Although the 2012 season has feted seven winners to date – Alonso (Ferrari), Webber and Sebastian Vettel (Red Bull Racing), McLaren’s British twins Lewis Hamilton and Jenson Button, Nico Rosberg at Mercedes and Pastor Maldonado in the resurgent Williams - only the two first-named managed the feat twice.

So, there is plenty of motivation for the rest; Lotus drivers Kimi Raikkonen (he holds the lap record here set in 2004 at 223km/h average) and Romain Grosjean have been knocking rather hard on victory’s door of late, so either could make it eight winners in 10 races.


So could local hero Michael Schumacher, for whom the race could be his last at Hockenheim, as the seven-times champion is likely to retire (again) before F1 returns here in 2014. However, ahead of the weekend, he has stayed silent on his plans, smiling enigmatically when asked on Wednesday evening at a fan forum in Stuttgart which I attended.

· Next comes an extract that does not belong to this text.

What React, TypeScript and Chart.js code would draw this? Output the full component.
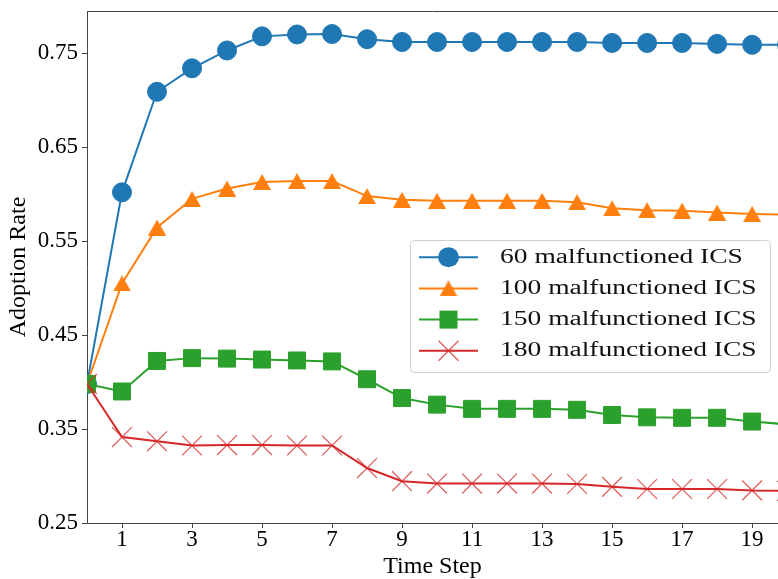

After nine rounds (of a record 20) Spaniard Alonso leads the Drivers’ championship by 129 points to the 116 of Webber, with reigning double champion Vettel, surely out to fill that glaring gap on his c.v., third on 100. Hamilton (92) is fourth, followed by Raikkonen on 83.
On the Constructors’ board, Red Bull Racing has so far walked the title chase, having 216 points to the 152 of Ferrari, with Lotus third on 144 and McLaren fourth, a further two points behind.
Sunday’s 67-lap race will start at 2pm SA time. Qualifying will start at 2pm on Saturday.